_Problem statement_
Omit the pictures and print exactly the lines of the listing below, starting at the first and ending at the line containing "var halfRange = 0.018;".

_Source material_
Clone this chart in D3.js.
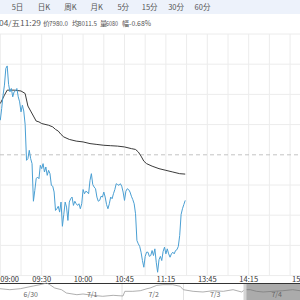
<!DOCTYPE html>
<meta charset="utf-8">
<script src="https://d3js.org/d3.v7.min.js"></script>
<style>
  body { margin: 0; background: #fff; }
  text { font-family: "Noto Sans CJK SC", "Noto Sans", sans-serif; }
</style>
<div id="my_dataviz"></div>
<script>

    // tabs along the top bar
    var tabs = ["5日", "日K", "周K", "月K", "5分", "15分", "30分", "60分"];

    // info line: label / value pairs
    var infoLabels = ["04/五11:29", "价", "均", "量", "幅"];
    var infoValues = ["", "7980.0", "8011.5", "6080", "-0.68%"];

    // previous close and half range (fraction)
    var prevClose = 8034.6;
    var halfRange = 0.018;

    // price, one value per trading minute from 09:00 to 11:29
    var prices = [
      8076, 8090, 8106, 8118, 8138, 8141, 8119, 8110, 8114, 8104,
      8110, 8111, 8114, 8104, 8098, 8086, 8094, 8087, 8071, 8028,
      8030, 8040, 8030, 8024, 7979, 7992, 8006, 8008, 8006, 8022,
      8018, 8024, 8014, 8020, 8010, 8016, 8012, 7998, 7997, 7990,
      7968, 7970, 7973, 7966, 7978, 7949, 7963, 7978, 7972, 7956,
      7978, 7982, 7984, 7974, 7979, 7976, 7974, 7976, 7970, 7976,
      7993, 7988, 7991, 7990, 7988, 8004, 8012, 7999, 7996, 7994,
      7984, 7979, 7980, 7985, 7984, 7990, 7984, 7975, 7970, 7976,
      7984, 7982, 7988, 7993, 8000, 7999, 7998, 8000, 7997, 7990,
      7980, 7991, 7994, 7993, 7990, 7985, 7981, 7976, 7964, 7932,
      7928, 7925, 7918, 7908, 7900, 7913, 7918, 7918, 7913, 7914,
      7920, 7914, 7922, 7906, 7894, 7909, 7913, 7908, 7919, 7924,
      7916, 7922, 7916, 7912, 7916, 7918, 7916, 7920, 7921, 7925,
      7938, 7963, 7970, 7975, 7980
    ];

    // average price line, read at these trading minutes
    var avgMinutes = [0, 3, 5, 10, 15, 18, 20, 22, 24, 26, 28, 30, 35, 38, 40, 42, 44, 46, 50,
      55, 60, 65, 70, 75, 80, 85, 90, 95, 98, 100, 102, 104, 106, 110, 115, 120, 125, 130, 134];
    var avgValues = [8096, 8106, 8112, 8112, 8111, 8108, 8093, 8087, 8081, 8075, 8074, 8072, 8070, 8068, 8065, 8063, 8059, 8056, 8053,
      8051, 8050, 8048, 8047, 8046, 8045.5, 8045, 8044, 8042, 8041, 8038, 8033, 8027, 8024, 8021, 8018, 8016, 8014, 8012, 8011.5];

    // x axis ticks (trading minutes) and their labels
    var tickMinutes = [0, 30, 60, 90, 120, 150, 180, 225];
    var tickLabels = ["09:00", "09:30", "10:00", "10:45", "11:15", "13:45", "14:15", "15:00"];

    // navigator: five days, a small history line
    var navDays = ["6/30", "7/1", "7/2", "7/3", "7/4"];
    var navPos = [0, 0.16, 0.33, 0.54, 0.65, 0.76, 0.81, 0.89, 1.0, 1.08, 1.25, 1.35, 1.51, 1.67, 1.84, 2.0,
      2.03, 2.16, 2.28, 2.39, 2.44, 2.55, 2.65, 2.81, 2.93, 2.98, 3.14, 3.3, 3.46, 3.63, 3.79, 3.93,
      3.98, 4.07, 4.17, 4.28, 4.44, 4.6, 4.76, 4.88];
    var navValues = [8101, 8079, 8101, 8161, 8190, 8227, 8190, 8116, 8079, 8005, 7968, 7983, 7954, 7932, 7954, 7939,
      8043, 8043, 8056, 8101, 8116, 8176, 8190, 8190, 8154, 8079, 8043, 8028, 8056, 8043, 8079, 8028,
      8079, 8079, 8043, 8028, 8043, 8056, 8079, 8056];

    var width = 300, height = 300;

    var svg = d3.select("#my_dataviz")
      .append("svg")
        .attr("width", width)
        .attr("height", height);

    // top tab bar
    svg.append("rect")
      .attr("x", 0).attr("y", 0)
      .attr("width", width).attr("height", 14)
      .attr("fill", "#edf2fb");

    var tabX = d3.scalePoint().domain(tabs).range([17.5, 202.5]);
    svg.append("g")
      .selectAll("text")
      .data(tabs)
      .enter()
      .append("text")
        .attr("x", function(d) { return tabX(d); })
        .attr("y", 10)
        .attr("text-anchor", "middle")
        .style("font-size", "7.5px")
        .style("fill", "#555")
        .text(function(d) { return d; });

    // info line, labels and values placed one after another
    var labelX = [-1, 43, 72, 100, 122];
    var valueX = [0, 49, 78, 106, 129];
    var valueW = [0, 19, 19, 12, 22];
    var info = svg.append("g");
    infoLabels.forEach(function(lab, i) {
      var t = info.append("text")
        .attr("x", labelX[i])
        .attr("y", 26)
        .style("font-size", "7px")
        .style("fill", "#555")
        .text(lab);
      if (i == 0) t.attr("textLength", 42).attr("lengthAdjust", "spacingAndGlyphs");
      if (infoValues[i]) {
        info.append("text")
          .attr("x", valueX[i])
          .attr("y", 26)
          .attr("textLength", valueW[i])
          .attr("lengthAdjust", "spacingAndGlyphs")
          .style("font-size", "7px")
          .style("fill", "#555")
          .text(infoValues[i]);
      }
    });

    // scales
    var x = d3.scaleLinear().domain([0, 225]).range([0.3, 310.8]);
    var y = d3.scaleLinear()
      .domain([prevClose * (1 - halfRange), prevClose * (1 + halfRange)])
      .range([275.6, 34]);

    // grid
    var grid = svg.append("g");
    grid.selectAll("line.v")
      .data(d3.range(0, 226, 15))
      .enter()
      .append("line")
        .attr("x1", function(d) { return x(d); })
        .attr("x2", function(d) { return x(d); })
        .attr("y1", 34).attr("y2", 276)
        .attr("stroke", "#ececec");
    var yTicks = d3.range(0, 9).map(function(i) {
      return prevClose * (1 - halfRange) + i * prevClose * halfRange / 4;
    });
    grid.selectAll("line.h")
      .data(yTicks)
      .enter()
      .append("line")
        .attr("x1", 0).attr("x2", width)
        .attr("y1", function(d) { return y(d); })
        .attr("y2", function(d) { return y(d); })
        .attr("stroke", function(d, i) { return i == 4 ? "#c4c4c4" : "#ececec"; })
        .attr("stroke-dasharray", function(d, i) { return i == 4 ? "4,3" : null; });

    // average line
    svg.append("path")
      .datum(avgMinutes)
      .attr("fill", "none")
      .attr("stroke", "#3a3a3a")
      .attr("stroke-width", 1)
      .attr("d", d3.line()
        .x(function(d) { return x(d); })
        .y(function(d, i) { return y(avgValues[i]); }));

    // price line
    svg.append("path")
      .datum(prices)
      .attr("fill", "none")
      .attr("stroke", "#4a9fd3")
      .attr("stroke-width", 1)
      .attr("d", d3.line()
        .x(function(d, i) { return x(i); })
        .y(function(d) { return y(d); }));

    // x axis labels
    svg.append("g")
      .selectAll("text")
      .data(tickMinutes)
      .enter()
      .append("text")
        .attr("x", function(d) { return x(d); })
        .attr("y", 281.5)
        .attr("text-anchor", function(d, i) {
          if (i == 0) return "start";
          if (i == tickMinutes.length - 1) return "end";
          return "middle";
        })
        .style("font-size", "7.5px")
        .style("fill", "#333")
        .text(function(d, i) { return tickLabels[i]; });

    svg.append("line")
      .attr("x1", 0).attr("x2", width)
      .attr("y1", 283.5).attr("y2", 283.5)
      .attr("stroke", "#333");

    // navigator
    var nx = d3.scaleLinear().domain([0, 5]).range([0, 307.5]);
    var ny = d3.scaleLinear().domain([7850, 8250]).range([300, 282]);

    svg.append("g")
      .selectAll("line")
      .data([2, 3])
      .enter()
      .append("line")
        .attr("x1", function(d) { return nx(d) - 1; })
        .attr("x2", function(d) { return nx(d) - 1; })
        .attr("y1", 284).attr("y2", 300)
        .attr("stroke", "#e2e2e2");

    svg.append("path")
      .datum(navValues)
      .attr("fill", "none")
      .attr("stroke", "#9a9a9a")
      .attr("stroke-width", 0.8)
      .attr("d", d3.line()
        .x(function(d, i) { return nx(navPos[i]); })
        .y(function(d) { return ny(d); }));

    svg.append("g")
      .selectAll("text")
      .data(navDays)
      .enter()
      .append("text")
        .attr("x", function(d, i) { return nx(i + 0.5); })
        .attr("y", 297)
        .attr("text-anchor", "middle")
        .style("font-size", "7px")
        .style("fill", "#666")
        .text(function(d) { return d; });

    // selected day shading and handle
    svg.append("rect")
      .attr("x", nx(4)).attr("y", 284)
      .attr("width", width - nx(4)).attr("height", 16)
      .attr("fill", "#666")
      .attr("opacity", 0.55);
    svg.append("rect")
      .attr("x", nx(4) - 2.5).attr("y", 284)
      .attr("width", 3).attr("height", 16)
      .attr("fill", "#d4d4d4");

</script>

_Expected output_
Clone this chart in D3.js.
<!DOCTYPE html>
<meta charset="utf-8">
<script src="https://d3js.org/d3.v7.min.js"></script>
<style>
  body { margin: 0; background: #fff; }
  text { font-family: "Noto Sans CJK SC", "Noto Sans", sans-serif; }
</style>
<div id="my_dataviz"></div>
<script>

    // tabs along the top bar
    var tabs = ["5日", "日K", "周K", "月K", "5分", "15分", "30分", "60分"];

    // info line: label / value pairs
    var infoLabels = ["04/五11:29", "价", "均", "量", "幅"];
    var infoValues = ["", "7980.0", "8011.5", "6080", "-0.68%"];

    // previous close and half range (fraction)
    var prevClose = 8034.6;
    var halfRange = 0.018;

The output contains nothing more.